==== Input rows

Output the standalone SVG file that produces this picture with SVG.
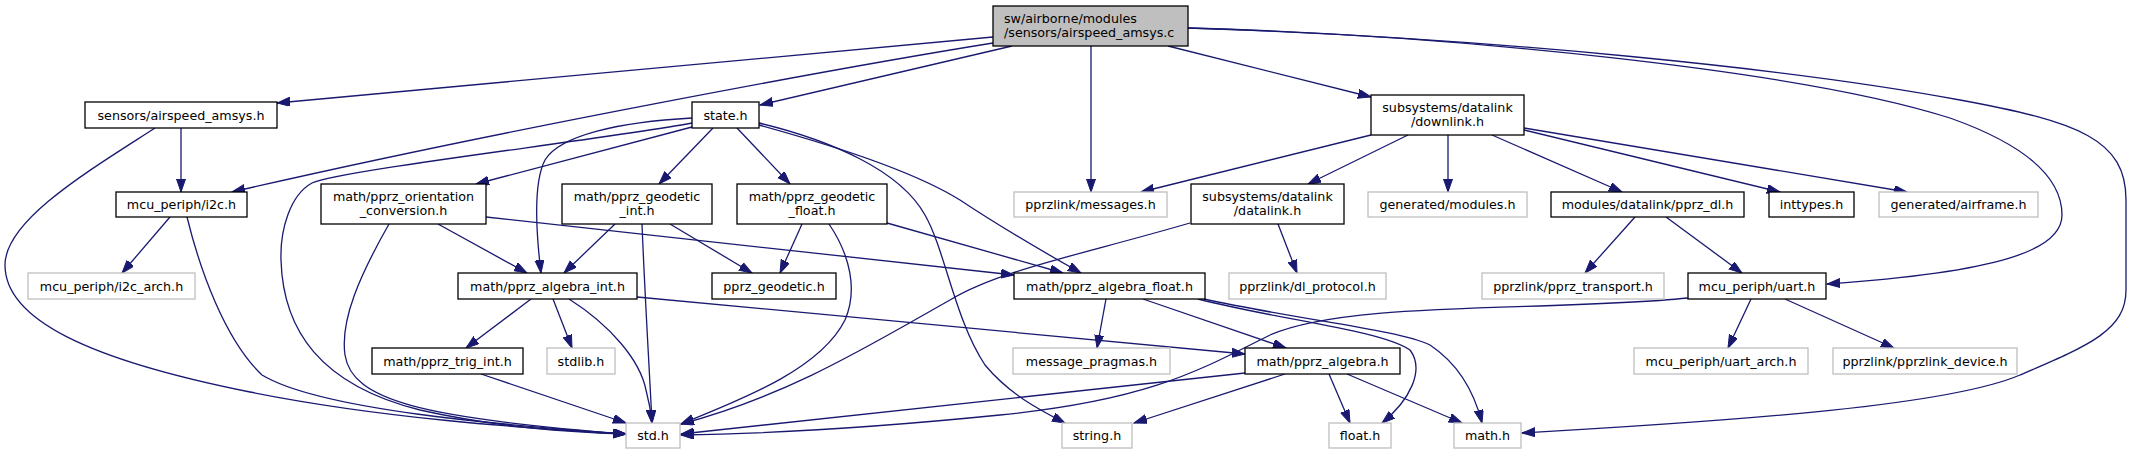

========
==== Input rows

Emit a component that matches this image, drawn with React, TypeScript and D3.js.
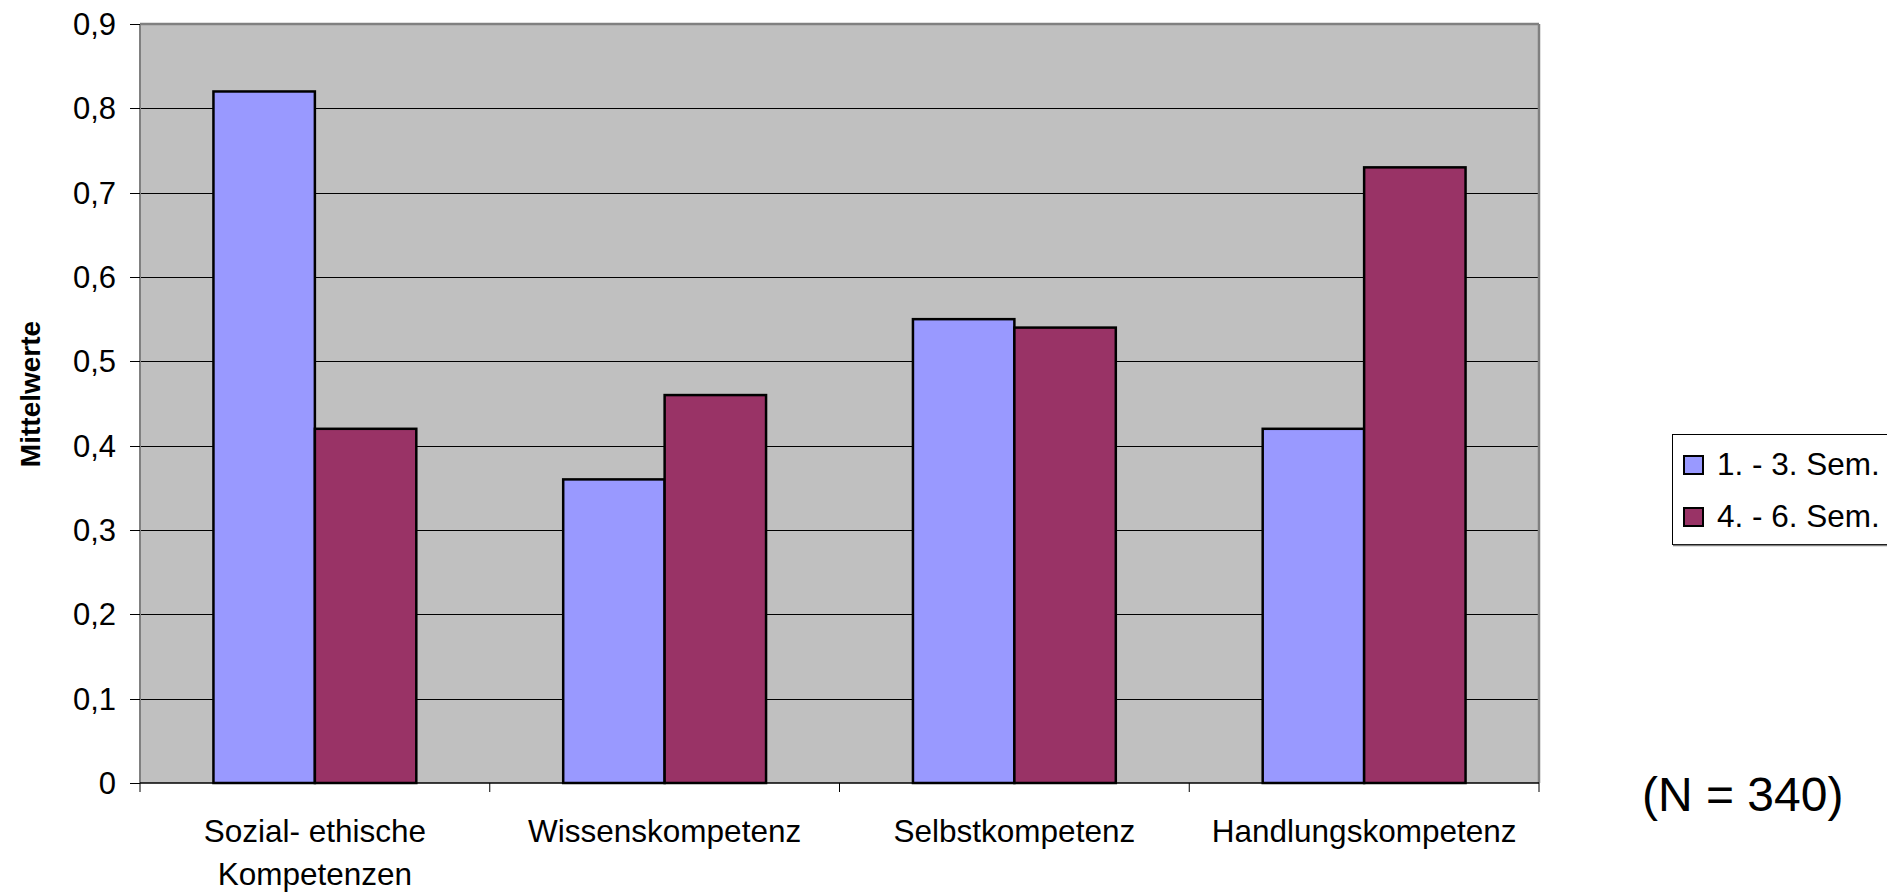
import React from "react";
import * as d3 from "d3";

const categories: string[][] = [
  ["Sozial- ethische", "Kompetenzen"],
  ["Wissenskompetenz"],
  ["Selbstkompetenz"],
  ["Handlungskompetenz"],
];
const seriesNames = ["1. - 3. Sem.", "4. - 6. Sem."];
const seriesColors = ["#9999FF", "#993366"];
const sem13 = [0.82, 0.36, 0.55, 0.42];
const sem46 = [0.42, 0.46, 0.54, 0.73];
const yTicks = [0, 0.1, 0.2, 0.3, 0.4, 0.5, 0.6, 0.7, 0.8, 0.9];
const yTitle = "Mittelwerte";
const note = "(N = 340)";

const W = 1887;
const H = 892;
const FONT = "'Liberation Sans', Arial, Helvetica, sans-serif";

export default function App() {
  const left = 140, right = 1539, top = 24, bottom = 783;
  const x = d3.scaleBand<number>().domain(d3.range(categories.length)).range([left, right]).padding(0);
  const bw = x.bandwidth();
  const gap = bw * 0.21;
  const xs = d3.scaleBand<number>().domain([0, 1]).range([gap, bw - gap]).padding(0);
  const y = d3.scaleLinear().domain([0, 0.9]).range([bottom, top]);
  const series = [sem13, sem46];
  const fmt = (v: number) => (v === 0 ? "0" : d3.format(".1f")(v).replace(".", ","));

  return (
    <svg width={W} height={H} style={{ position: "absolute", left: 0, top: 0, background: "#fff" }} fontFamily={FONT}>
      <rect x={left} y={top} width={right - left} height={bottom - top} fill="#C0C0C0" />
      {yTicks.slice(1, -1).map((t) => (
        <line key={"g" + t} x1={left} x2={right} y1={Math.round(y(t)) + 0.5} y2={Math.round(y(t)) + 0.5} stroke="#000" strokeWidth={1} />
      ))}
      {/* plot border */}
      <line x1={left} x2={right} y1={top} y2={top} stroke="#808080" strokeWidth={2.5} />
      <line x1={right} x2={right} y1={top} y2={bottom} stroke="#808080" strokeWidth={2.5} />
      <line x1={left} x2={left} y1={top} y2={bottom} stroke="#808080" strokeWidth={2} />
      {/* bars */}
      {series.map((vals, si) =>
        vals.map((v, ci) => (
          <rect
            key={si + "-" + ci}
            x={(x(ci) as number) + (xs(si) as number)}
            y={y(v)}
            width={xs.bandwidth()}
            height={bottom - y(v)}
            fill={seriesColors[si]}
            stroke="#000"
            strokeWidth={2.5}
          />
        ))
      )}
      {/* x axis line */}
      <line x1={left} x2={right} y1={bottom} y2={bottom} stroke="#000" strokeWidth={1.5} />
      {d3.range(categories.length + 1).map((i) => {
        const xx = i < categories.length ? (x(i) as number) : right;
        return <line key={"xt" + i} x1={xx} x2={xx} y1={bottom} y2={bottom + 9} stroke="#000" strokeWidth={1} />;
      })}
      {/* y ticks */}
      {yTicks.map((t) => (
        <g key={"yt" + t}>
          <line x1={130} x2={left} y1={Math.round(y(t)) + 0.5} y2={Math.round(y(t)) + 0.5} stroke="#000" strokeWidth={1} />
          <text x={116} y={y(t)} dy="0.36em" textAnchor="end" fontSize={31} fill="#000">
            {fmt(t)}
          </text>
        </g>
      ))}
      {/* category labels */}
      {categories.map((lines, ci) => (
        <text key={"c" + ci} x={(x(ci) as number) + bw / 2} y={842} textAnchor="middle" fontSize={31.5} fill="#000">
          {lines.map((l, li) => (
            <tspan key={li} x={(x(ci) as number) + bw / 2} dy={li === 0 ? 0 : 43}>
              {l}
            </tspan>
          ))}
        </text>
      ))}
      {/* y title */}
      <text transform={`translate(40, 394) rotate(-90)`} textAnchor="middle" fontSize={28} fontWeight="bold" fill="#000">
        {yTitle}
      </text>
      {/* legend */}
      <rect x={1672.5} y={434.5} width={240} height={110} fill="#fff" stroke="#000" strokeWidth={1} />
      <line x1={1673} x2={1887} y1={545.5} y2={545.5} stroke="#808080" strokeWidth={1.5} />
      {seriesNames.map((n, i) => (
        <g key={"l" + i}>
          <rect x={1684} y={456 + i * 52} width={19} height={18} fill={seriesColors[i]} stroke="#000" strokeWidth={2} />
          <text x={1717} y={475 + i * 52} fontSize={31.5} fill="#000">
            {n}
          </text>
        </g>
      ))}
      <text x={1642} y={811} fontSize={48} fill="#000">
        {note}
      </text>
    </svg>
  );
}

========

Give again, word for word, the lines from the one that contains "Emit a component" to the one that contains "const fmt = (v: number)", both included. Omit the pictures.

▶ [Expected answer]
Emit a component that matches this image, drawn with React, TypeScript and D3.js.
import React from "react";
import * as d3 from "d3";

const categories: string[][] = [
  ["Sozial- ethische", "Kompetenzen"],
  ["Wissenskompetenz"],
  ["Selbstkompetenz"],
  ["Handlungskompetenz"],
];
const seriesNames = ["1. - 3. Sem.", "4. - 6. Sem."];
const seriesColors = ["#9999FF", "#993366"];
const sem13 = [0.82, 0.36, 0.55, 0.42];
const sem46 = [0.42, 0.46, 0.54, 0.73];
const yTicks = [0, 0.1, 0.2, 0.3, 0.4, 0.5, 0.6, 0.7, 0.8, 0.9];
const yTitle = "Mittelwerte";
const note = "(N = 340)";

const W = 1887;
const H = 892;
const FONT = "'Liberation Sans', Arial, Helvetica, sans-serif";

export default function App() {
  const left = 140, right = 1539, top = 24, bottom = 783;
  const x = d3.scaleBand<number>().domain(d3.range(categories.length)).range([left, right]).padding(0);
  const bw = x.bandwidth();
  const gap = bw * 0.21;
  const xs = d3.scaleBand<number>().domain([0, 1]).range([gap, bw - gap]).padding(0);
  const y = d3.scaleLinear().domain([0, 0.9]).range([bottom, top]);
  const series = [sem13, sem46];
  const fmt = (v: number) => (v === 0 ? "0" : d3.format(".1f")(v).replace(".", ","));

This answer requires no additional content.